Pianist Clare Hammond on playing to prisoners
Pianist Clare Hammond was scheduled to play at the Aldeburgh Festival in 2021, though she will appear in the 2022 Festival. She and I met on Zoom to talk about her work bringing classical music to prisoners.
Music in Care Homes
The interviews in this podcast were actually recorded on June 14th 2021 soon after care homes were opened up to visitors, and specifically in this case to visiting musicians. This episode is a case of returning to basic principles, witnessing the impact that music has on individuals in the same physical space, something that is vital for the mental health of care home residents.
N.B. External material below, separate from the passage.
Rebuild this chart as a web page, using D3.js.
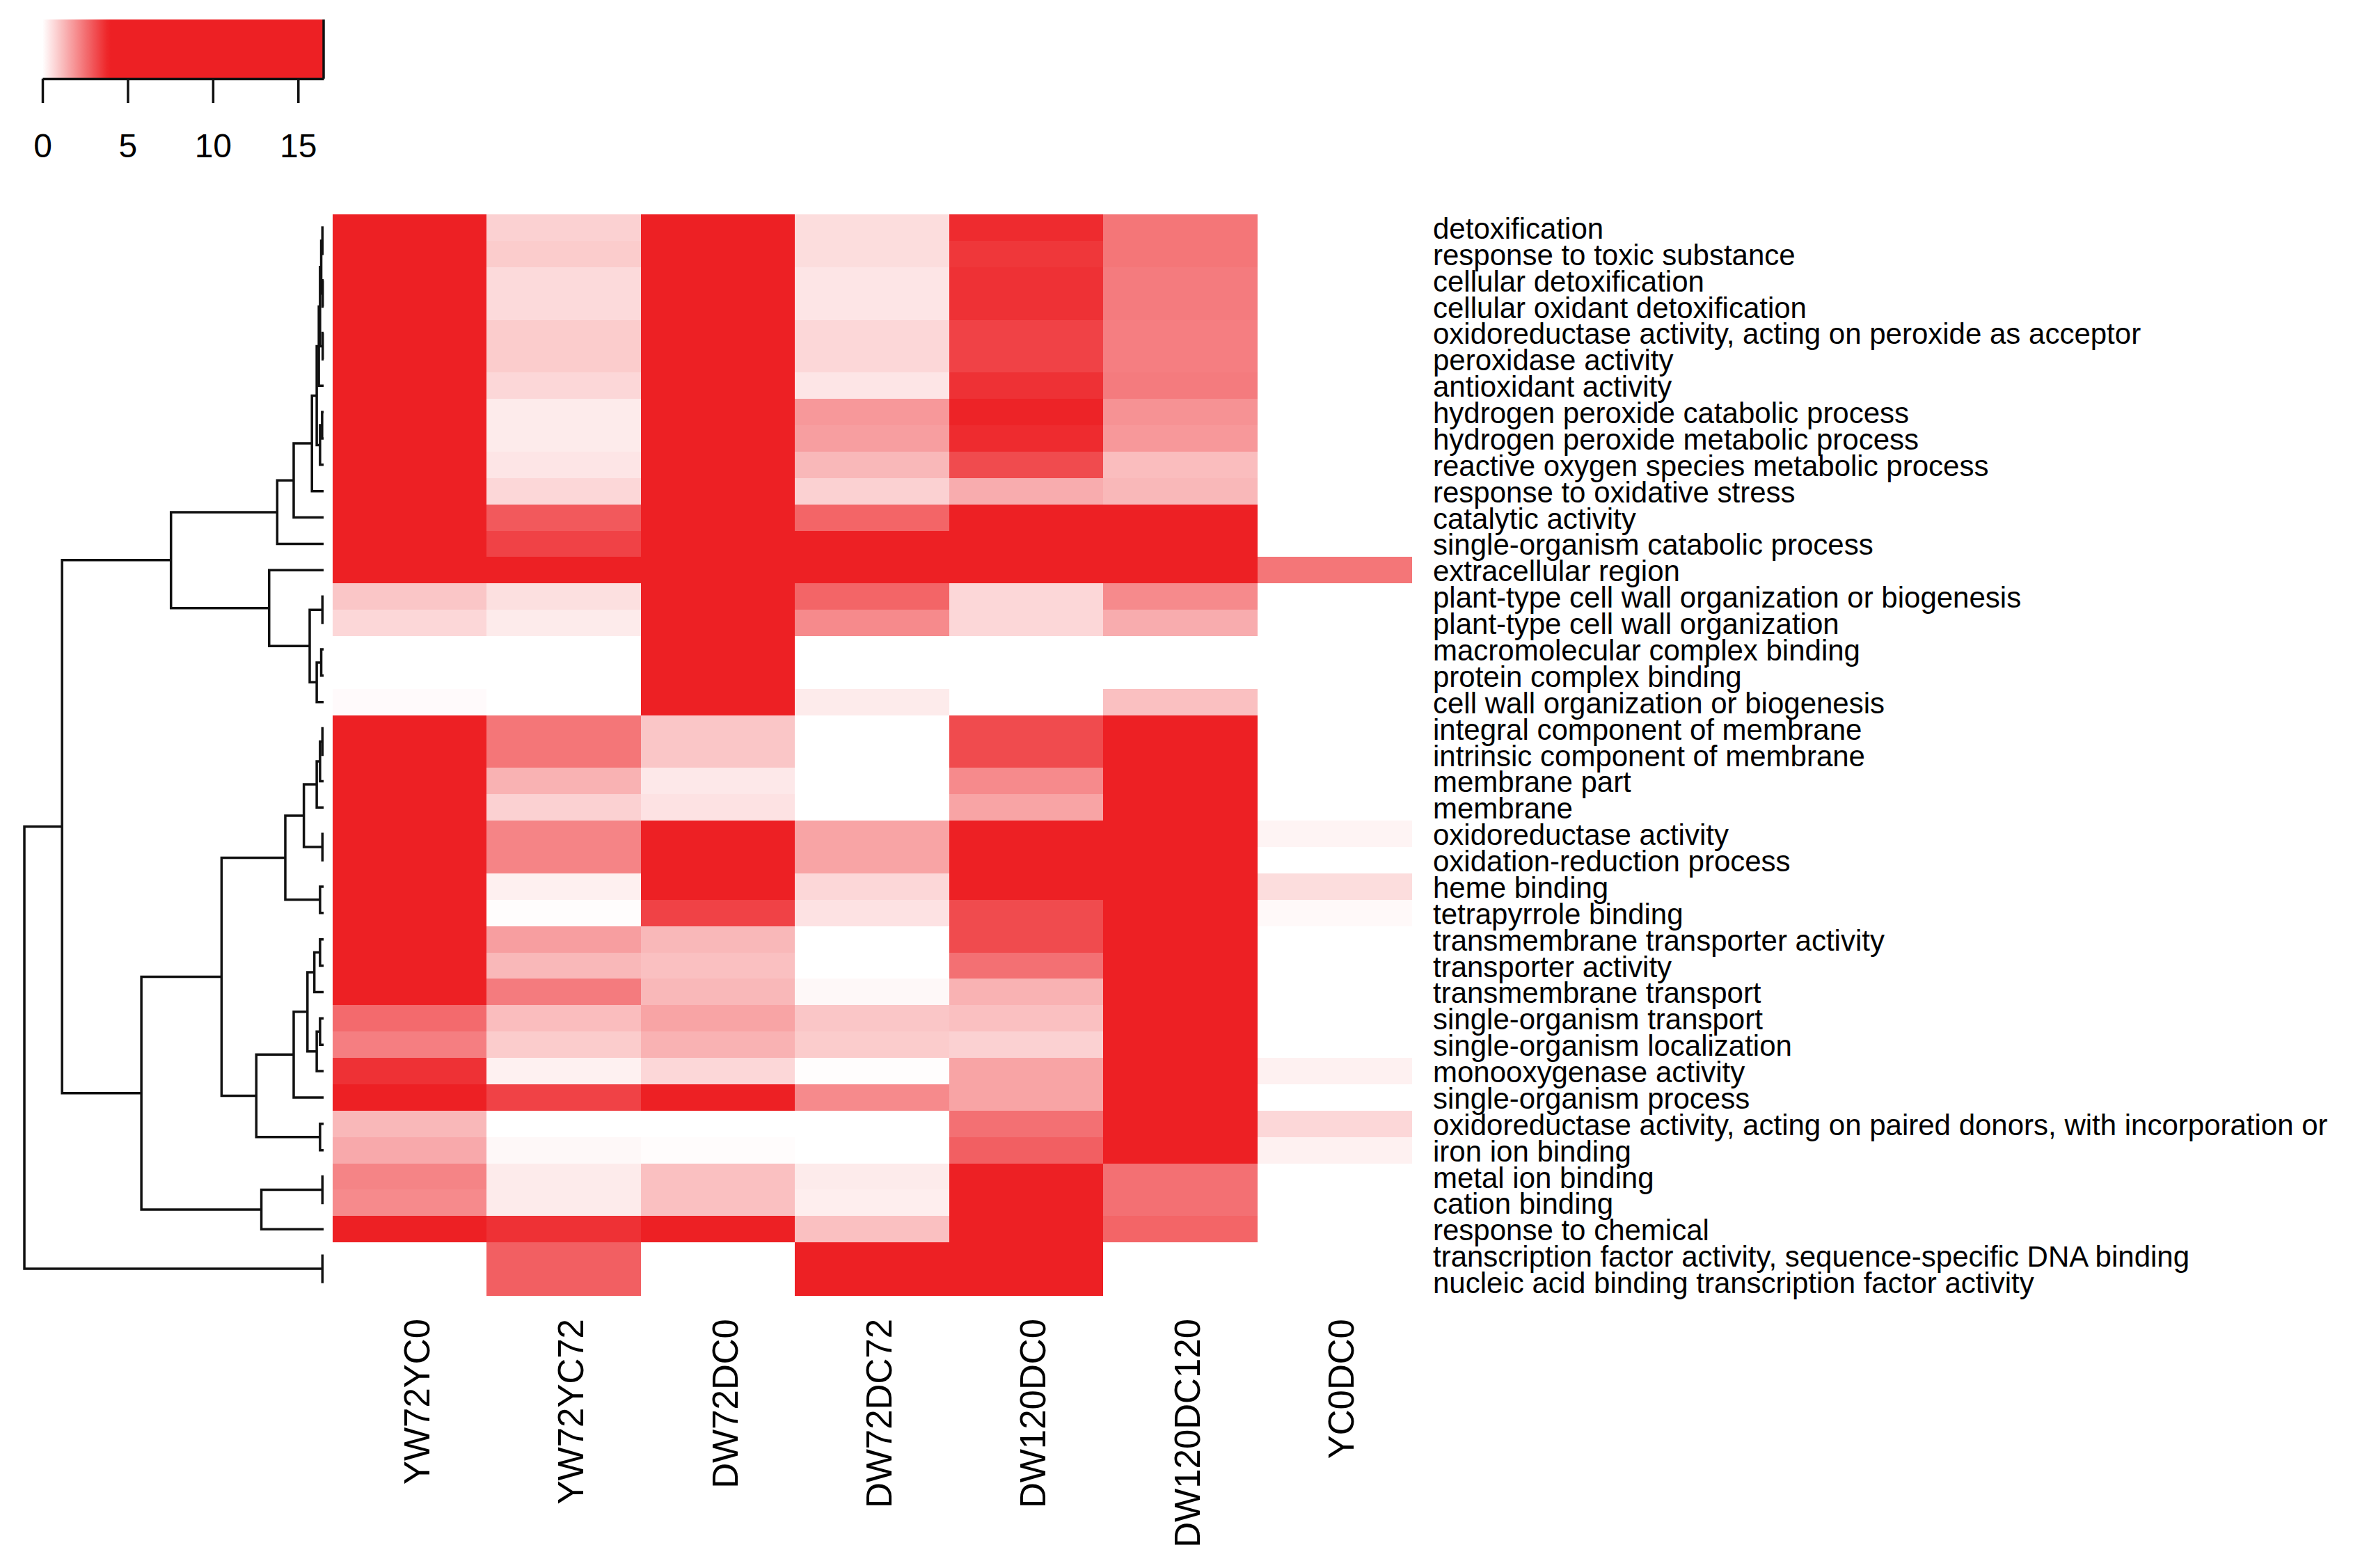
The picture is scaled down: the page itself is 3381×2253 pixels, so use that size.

Thanks to the team at Live Music Now for arranging access to Priscilla Wakeford House in North London.
Horn player Ben Goldscheider
This interview was recorded at the Lammermuir Festival in Scotland where I got to hear stunning performances from pianist Jeremy Denk and members of the Kaleidoscope Chamber Ensemble, of which horn player Ben Goldscheider is a member. In this profile interview, Golscheider reflects on his journey to playing the horn, and the influence of horn player Dennis Brain. Ben speaks with tremendous maturity and stillness throughout the interview which listening back today I still find compelling.
Tom Poster and Elena Urioste’s Jukebox Album
A short episode to finish off this selection spotlighting Tom Poster and Elena Urioste’s joyous lockdown project now immortalised in high-quality audio. Their Jukebox started off as the two musicians releasing music videos every day during lockdown in the US. As the requests flooded in for bespoke arrangements for piano and violin, so the range of music widened. The project is a digital content strategist’s dreamy kind of case study of what works, how it works and what you need to make any future idea fly on the internet.
Thanks to everyone who has participated in the Thoroughly Good Classical Music Podcast this year.